Internet Law: Cases and Problems (8th ed.)
The Laboratorium 2018-08-02
Summary:
I have released a new edition of my Internet law casebook. While I revise and update the book every summer, this is an unusually big revision. I had had the feeling that the subject was slipping through my fingers and maybe no longer made sense, so I did a lot of soul-searching in thinking about what the previous edition no longer got right. Many, many hours later, I think I’ve managed to climb back on the tiger.
The most obvious, and therefore least interesting, feature of the new 8th edition is that it catches up with some major developments over the last year, including Carpenter, Wayfair, the GDPR, and the repeal of the network neutrality rules. In some cases, these induced substantial knock-on changes: half of my old network neutrality chapter became obsolete overnight. There are also a lot of smaller updates as newer cases and questions replaced older ones that had fallen behind the times.
In the middle of the scale, I reworked substantial swaths of the jurisdiction and free speech chapters. The jurisdiction chapter now hits unconventional but illuminating topics like choice of law and the scope of Congress’s Commerce Clause authority online. And the speech chapter now deals with much more of the troll playbook, including stalking and impersonation. I also added a section on copyrightability to the copyright chapter, with my usual irascible thoughts on the subject.
And most excitingly, I realized that Internet law has increasingly become the study of what happens on and around platforms, and rebuilt what had been the “private power” chapter around that theme. That led me to craft a new pair of sections: one on how governments can use platforms as chokepoints, and the other on platforms’ rights against governments and users. They lead naturally into the antitrust and network neutrality sections. That chapter finally makes sense, I think.
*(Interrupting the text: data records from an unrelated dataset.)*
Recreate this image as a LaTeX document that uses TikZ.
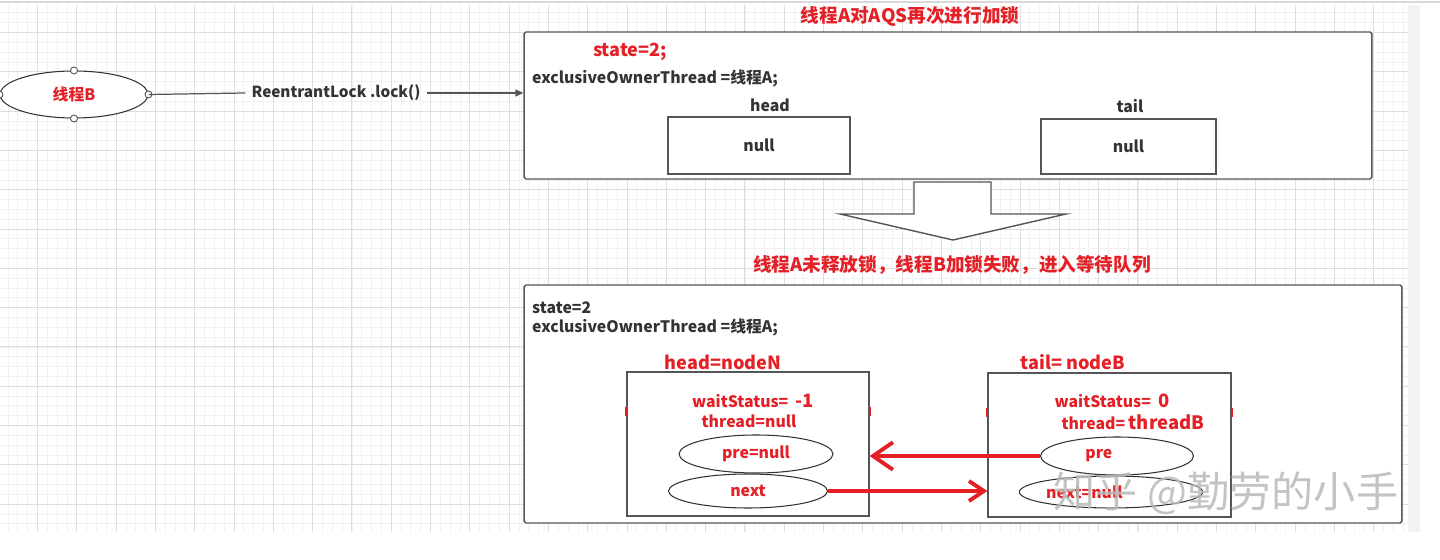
\documentclass[tikz,border=0pt]{standalone}
\usepackage{fontspec}
\setmainfont{Noto Sans CJK SC}
\usetikzlibrary{arrows.meta,positioning,shapes.geometric}
\definecolor{lockred}{RGB}{228,32,38}
\definecolor{inkgray}{RGB}{51,51,51}
\definecolor{edgegray}{RGB}{85,85,85}
\definecolor{gridminor}{RGB}{241,241,241}
\definecolor{gridmajor}{RGB}{222,222,222}

\begin{document}
\begin{tikzpicture}[x=0.02cm,y=-0.02cm,text=inkgray,font=\bfseries\fontsize{9}{11}\selectfont,
  panel/.style={draw=edgegray,fill=white,rounded corners=1pt,line width=0.8pt,inner sep=0pt},
  cell/.style={draw=edgegray,fill=white,line width=0.7pt,inner sep=0pt},
  oval/.style={ellipse,draw=inkgray,fill=white,line width=0.6pt,inner sep=0pt},
  redtxt/.style={text=lockred},
  bigred/.style={text=lockred,font=\bfseries\fontsize{10.3}{12}\selectfont},
  headline/.style={text=lockred,font=\bfseries\fontsize{10.6}{13}\selectfont},
  redlink/.style={draw=lockred,line width=2.2pt},
  redmark/.style={draw=lockred,line width=1.2pt}]
\useasboundingbox (0,0) rectangle (1440,560);
% grid paper
\begin{scope}
\clip (0,5) rectangle (1408,532);
\foreach \i in {0,...,143} \draw[gridminor,line width=0.4pt] ({8+9.825*\i},5) -- ({8+9.825*\i},532);
\foreach \i in {0,...,52} \draw[gridminor,line width=0.4pt] (0,{12.85+9.825*\i}) -- (1408,{12.85+9.825*\i});
\foreach \i in {0,...,34} \draw[gridmajor,line width=0.5pt] ({37.5+39.3*\i},5) -- ({37.5+39.3*\i},532);
\foreach \i in {0,...,12} \draw[gridmajor,line width=0.5pt] (0,{32.5+39.3*\i}) -- (1408,{32.5+39.3*\i});
\end{scope}
\fill[gray!10] (1408,5) rectangle (1420,532);
\draw[gray!30,line width=1pt] (0,2) -- (1440,2);

% thread B and the lock call
\node[oval,minimum width=2.96cm,minimum height=0.94cm,redtxt,font=\bfseries\fontsize{9}{10}\selectfont] (tb) at (74,94.5) {线程B};
\foreach \a in {north,south,east,west} \draw[edgegray,fill=white,line width=0.5pt] (tb.\a) circle (2pt);
\node[font=\bfseries\fontsize{8.7}{10}\selectfont] (call) at (336,93) {ReentrantLock .lock()};

% first state
\node[headline] (t1) at (910,16) {线程A对AQS再次进行加锁};
\node[panel,minimum width=16.96cm,minimum height=2.94cm] (sa) at (948,105.5) {};
\node[bigred] (sa-state) at (630,52) {state=2;};
\node[anchor=west] (sa-owner) at (526,78) {exclusiveOwnerThread =线程A;};
\node (ha-lbl) at (770,105) {head};
\node[cell,minimum width=3.64cm,minimum height=1.14cm] (ha) at (759,145.5) {null};
\node (ta-lbl) at (1130,106) {tail};
\node[cell,minimum width=3.5cm,minimum height=1.1cm] (ta) at (1128.5,146.5) {null};

\draw[edgegray,line width=0.7pt] (tb.east) -- (call.west);
\draw[edgegray,line width=0.7pt,-{Triangle[length=4.5pt,width=4pt]}] (call.east) -- (call.east -| sa.west);

% big arrow down
\draw[edgegray,fill=white,line width=0.8pt] (914,182) -- (991,182) -- (991,214) -- (1066,214) -- (953,240) -- (840,214) -- (914,214) -- cycle;

% second state
\node[headline] (t2) at (952,265) {线程A未释放锁，线程B加锁失败，进入等待队列};
\node[panel,minimum width=17.56cm,minimum height=4.76cm] (sb) at (963,404) {};
\node[anchor=west] (sb-state) at (526,308) {state=2};
\node[anchor=west] (sb-owner) at (526,327) {exclusiveOwnerThread =线程A;};

\node[bigred] (hn-lbl) at (723,362) {head=nodeN};
\node[cell,minimum width=4.84cm,minimum height=2.88cm] (hn) at (748,444) {};
\node[redtxt] (hn-ws) at (753,401) {waitStatus=\ \ {\fontsize{10.5}{12}\selectfont -1}};
\node[redtxt] (hn-th) at (749,421) {thread=null};
\node[oval,redtxt,minimum width=3.08cm,minimum height=0.76cm] (hn-pre) at (756,454) {pre=null};
\node[oval,redtxt,minimum width=3.18cm,minimum height=0.68cm] (hn-next) at (748,491) {next};

\node[bigred] (tn-lbl) at (1073,362) {tail= nodeB};
\node[cell,minimum width=4.86cm,minimum height=2.88cm] (tn) at (1109.5,445) {};
\node[redtxt] (tn-ws) at (1112,401) {waitStatus=\ \ {\fontsize{10.5}{12}\selectfont 0}};
\node[redtxt] (tn-th) at (1133,422) {thread= {\fontsize{10.5}{12}\selectfont threadB}};
\node[oval,redtxt,minimum width=3.06cm,minimum height=0.76cm] (tn-pre) at (1117,456) {\makebox[4em][l]{pre}};
\node[oval,redtxt,minimum width=3.2cm,minimum height=0.64cm] (tn-next) at (1111,492) {\makebox[8.2em][l]{next=null}};

\foreach \n in {hn,tn} {
  \draw[redmark] (\n.north west) ++(0,36) -- ++(0,9);
  \draw[redmark] (\n.north east) ++(0,36) -- ++(0,9);
}
\draw[redlink,-{Straight Barb[length=4mm,width=5.5mm]}] (tn-pre.west) -- (tn-pre.west -| hn.east);
\draw[redlink,-{Straight Barb[length=3mm,width=4mm]}] (hn-next.east) -- (hn-next.east -| tn.west);

\node[text=gray!55,opacity=0.85,font=\fontsize{24}{25}\selectfont] (mark) at (1226,493) {知乎 @勤劳的小手};
\end{tikzpicture}
\end{document}
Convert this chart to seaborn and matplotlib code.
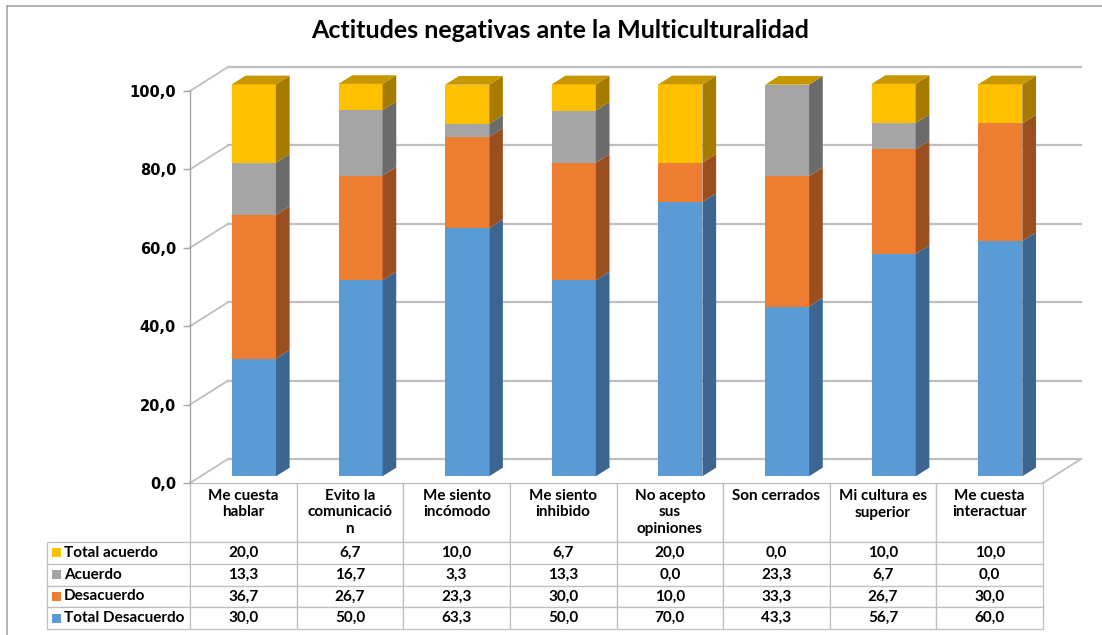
import numpy as np
import pandas as pd
import matplotlib
matplotlib.use("Agg")
import matplotlib.pyplot as plt
import matplotlib.transforms as mtransforms
from matplotlib.patches import Polygon, Rectangle
from matplotlib.lines import Line2D
import seaborn as sns

# === Datos ===
categorias = ["Me cuesta\nhablar", "Evito la\ncomunicació\nn", "Me siento\nincómodo",
              "Me siento\ninhibido", "No acepto\nsus\nopiniones", "Son cerrados",
              "Mi cultura es\nsuperior", "Me cuesta\ninteractuar"]
series = ["Total Desacuerdo", "Desacuerdo", "Acuerdo", "Total acuerdo"]
total_desacuerdo = [30.0, 50.0, 63.3, 50.0, 70.0, 43.3, 56.7, 60.0]
desacuerdo = [36.7, 26.7, 23.3, 30.0, 10.0, 33.3, 26.7, 30.0]
acuerdo = [13.3, 16.7, 3.3, 13.3, 0.0, 23.3, 6.7, 0.0]
total_acuerdo = [20.0, 6.7, 10.0, 6.7, 20.0, 0.0, 10.0, 10.0]
yticks = [0, 20, 40, 60, 80, 100]

colores = {"Total Desacuerdo": "#5B9BD5", "Desacuerdo": "#ED7D31",
           "Acuerdo": "#A5A5A5", "Total acuerdo": "#FFC000"}
lados = {"Total Desacuerdo": "#3C6690", "Desacuerdo": "#9B4F1F",
         "Acuerdo": "#6B6B6B", "Total acuerdo": "#A67C00"}
techo = "#C79700"
gris = "#BFBFBF"

plt.rcParams["font.family"] = ["Lato", "DejaVu Sans"]

# === Geometria (pixeles) ===
W, H = 1102, 635
ax_l, ax_r, ax_t, ax_b = 190, 1043, 91, 483
n = len(categorias)
ux = (ax_r - ax_l) / n
uy = (ax_b - ax_t) / 100
dx, dy = 38 / ux, 24 / uy          # profundidad de la pared del fondo
fb, fd = 0.28, 0.36                # posicion y fondo de las barras
sx, sy = fb * dx, fb * dy
ddx, ddy = fd * dx, fd * dy
ancho = 44 / ux

fig = plt.figure(figsize=(W / 100, H / 100), dpi=100)
ax = fig.add_axes([ax_l / W, 1 - ax_b / H, (ax_r - ax_l) / W, (ax_b - ax_t) / H])

valores = np.array([total_desacuerdo, desacuerdo, acuerdo, total_acuerdo])
acum = valores.cumsum(axis=0)
df = pd.DataFrame({"cat": np.tile(categorias, len(series)),
                   "serie": np.repeat(series, n),
                   "acum": acum.ravel()})

sns.barplot(data=df, x="cat", y="acum", hue="serie", order=categorias,
            hue_order=series[::-1], palette=colores, dodge=False, width=ancho,
            saturation=1, errorbar=None, legend=False, ax=ax, zorder=3)
barras = list(ax.patches)
desplaza = mtransforms.Affine2D().translate(sx, sy) + ax.transData
for p in barras:
    p.set_transform(desplaza)
    p.set_clip_on(False)

# caras laterales y superiores
for i in range(n):
    xr = i + ancho / 2 + sx
    xl = i - ancho / 2 + sx
    base = 0.0
    for k, s in enumerate(series):
        top = acum[k, i]
        if valores[k, i] > 0:
            ax.add_patch(Polygon([(xr, base + sy), (xr + ddx, base + sy + ddy),
                                  (xr + ddx, top + sy + ddy), (xr, top + sy)],
                                 closed=True, facecolor=lados[s], edgecolor="none",
                                 zorder=3, clip_on=False))
        base = top
    T = acum[-1, i] + sy
    ax.add_patch(Polygon([(xl, T), (xl + ddx, T + ddy), (xr + ddx, T + ddy), (xr, T)],
                         closed=True, facecolor=techo, edgecolor="none",
                         zorder=3, clip_on=False))

# pared del fondo y suelo
x0, x1 = -0.5, n - 0.5
for v in yticks:
    ax.plot([x0, x0 + dx], [v, v + dy], color=gris, lw=1.3, zorder=1, clip_on=False)
    ax.plot([x0 + dx, x1 + dx], [v + dy, v + dy], color=gris, lw=1.6, zorder=1, clip_on=False)
ax.plot([x1, x1 + dx], [0, dy], color=gris, lw=1.3, zorder=1, clip_on=False)

ax.set_xlim(x0, x1)
ax.set_ylim(0, 100)
ax.set_xlabel("")
ax.set_ylabel("")
ax.set_xticks([])
ax.set_yticks(yticks)
ax.set_yticklabels([f"{v:.1f}".replace(".", ",") for v in yticks],
                   fontfamily="DejaVu Sans", fontweight="bold", fontsize=10.5)
ax.tick_params(axis="y", length=5, width=1, color="#A6A6A6", pad=5)
for lado in ["top", "right", "bottom"]:
    ax.spines[lado].set_visible(False)
ax.spines["left"].set_color("#A6A6A6")
ax.spines["left"].set_linewidth(1)
ax.patch.set_visible(False)

# === Tabla de datos ===
tab_l, tab_b = 47, 629
h_head = 59
h_fila = (tab_b - ax_b - h_head) / len(series)
filas_orden = series[::-1]
cab = [c + "\n" * (2 - c.count("\n")) for c in categorias]
celdas = [[""] + cab]
for s in filas_orden:
    celdas.append([s] + [f"{v:.1f}".replace(".", ",") for v in valores[series.index(s)]])

tabla = ax.table(cellText=celdas, cellLoc="center",
                 bbox=[(tab_l - ax_l) / (ax_r - ax_l), (ax_b - tab_b) / (ax_b - ax_t),
                       (ax_r - tab_l) / (ax_r - ax_l), (tab_b - ax_b) / (ax_b - ax_t)])
tabla.auto_set_font_size(False)
for (r, c), cell in tabla.get_celld().items():
    cell.set_edgecolor(gris)
    cell.set_linewidth(0.9)
    cell.set_width(ax_l - tab_l if c == 0 else ux)
    cell.set_height(h_head if r == 0 else h_fila)
    cell.get_text().set_fontsize(11)
    cell.get_text().set_fontweight("bold")
    if c == 0:
        cell.get_text().set_horizontalalignment("left")
        cell.PAD = 0.12
    if r == 0 and c == 0:
        cell.visible_edges = "open"
        cell.set_facecolor("none")

# cuadritos de la leyenda
for j, s in enumerate(filas_orden):
    yc = ax_b + h_head + h_fila * (j + 0.5)
    fig.add_artist(Rectangle((52 / W, 1 - (yc + 4.5) / H), 9 / W, 9 / H,
                             transform=fig.transFigure, facecolor=colores[s],
                             edgecolor="none"))

# marco y titulo
fig.add_artist(Line2D([7 / W, 1], [1 - 6 / H, 1 - 6 / H], transform=fig.transFigure,
                      color="#A6A6A6", lw=1.2))
fig.add_artist(Line2D([7 / W, 7 / W], [0, 1 - 6 / H], transform=fig.transFigure,
                      color="#A6A6A6", lw=1.2))
fig.text(560 / W, 1 - 31 / H, "Actitudes negativas ante la Multiculturalidad",
         ha="center", va="center", fontsize=18, fontweight="bold")

fig.savefig("out.png", dpi=100)
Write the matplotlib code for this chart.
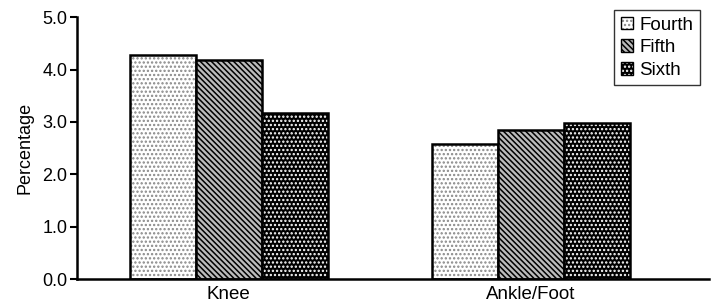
import numpy as np
import matplotlib
matplotlib.use("Agg")
import matplotlib.pyplot as plt

plt.rcParams['font.family'] = ['Liberation Sans', 'DejaVu Sans']
plt.rcParams['hatch.linewidth'] = 1.1

# data
categories = ['Knee', 'Ankle/Foot']
series = ['Fourth', 'Fifth', 'Sixth']
fourth = [4.27, 2.58]
fifth = [4.18, 2.85]
sixth = [3.17, 2.98]
values = [fourth, fifth, sixth]
yticks = [0.0, 1.0, 2.0, 3.0, 4.0, 5.0]

# fill colour, hatch colour, hatch pattern
styles = [('white', '#888888', '....'),
          ('#bbbbbb', 'black', '\\\\\\\\\\\\'),
          ('black', 'white', '....')]

fig = plt.figure(figsize=(7.13, 3.06), dpi=100)
ax = fig.add_axes([0.108, 0.088, 0.886, 0.856])

x = np.arange(len(categories))
w = 0.2185
handles = []
for i, (name, vals) in enumerate(zip(series, values)):
    fc, hc, hatch = styles[i]
    pos = x + (i - 1) * w
    ax.bar(pos, vals, w, color=fc, edgecolor=hc, hatch=hatch, linewidth=0)
    ax.bar(pos, vals, w, fill=False, edgecolor='black', linewidth=1.8)
    fill = plt.Rectangle((0, 0), 1, 1, facecolor=fc, edgecolor=hc,
                         hatch=hatch, linewidth=0)
    edge = plt.Rectangle((0, 0), 1, 1, fill=False, edgecolor='black',
                         linewidth=1.0)
    handles.append((fill, edge))

ax.set_xlim(-0.503, 1.59)
ax.set_ylim(0, 5.0)
ax.set_yticks(yticks)
ax.set_yticklabels([f'{t:.1f}' for t in yticks], fontsize=13)
ax.set_xticks(x)
ax.set_xticklabels(categories, fontsize=13.5)
ax.tick_params(axis='x', length=0, pad=5)
ax.tick_params(axis='y', length=5, width=1.5, direction='out', pad=2)
ax.set_ylabel('Percentage', fontsize=13, labelpad=6)
for s in ['top', 'right']:
    ax.spines[s].set_visible(False)
for s in ['left', 'bottom']:
    ax.spines[s].set_linewidth(1.8)

leg = ax.legend(handles, series, loc='upper right', bbox_to_anchor=(0.986, 1.027),
                fontsize=13.5, frameon=True, fancybox=False, handlelength=0.65,
                handleheight=0.65, handletextpad=0.35, borderpad=0.35,
                labelspacing=0.3, borderaxespad=0)
leg.get_frame().set_edgecolor('black')
leg.get_frame().set_linewidth(1.0)

fig.savefig('out.png', dpi=100)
As usual, there are small corrections and typographical tweaks throughout, plus jokes, snark, and obscure cultural references. I thoroughly enjoyed working on this revision, even as it dragged on and on. I hope that you enjoy reading it, but that it won’t drag for even minute.
As usual, the book is available as a DRM-free PDF download on a pay-what-you-want basis with a suggested price of $30. It’s also available in a perfect-bound paperback version from Amazon for $65.25. Thanks as always to my editors at Semaphore Press for their fairer business model. In true Internet style, we cut out the middleman and pass the savings on to you.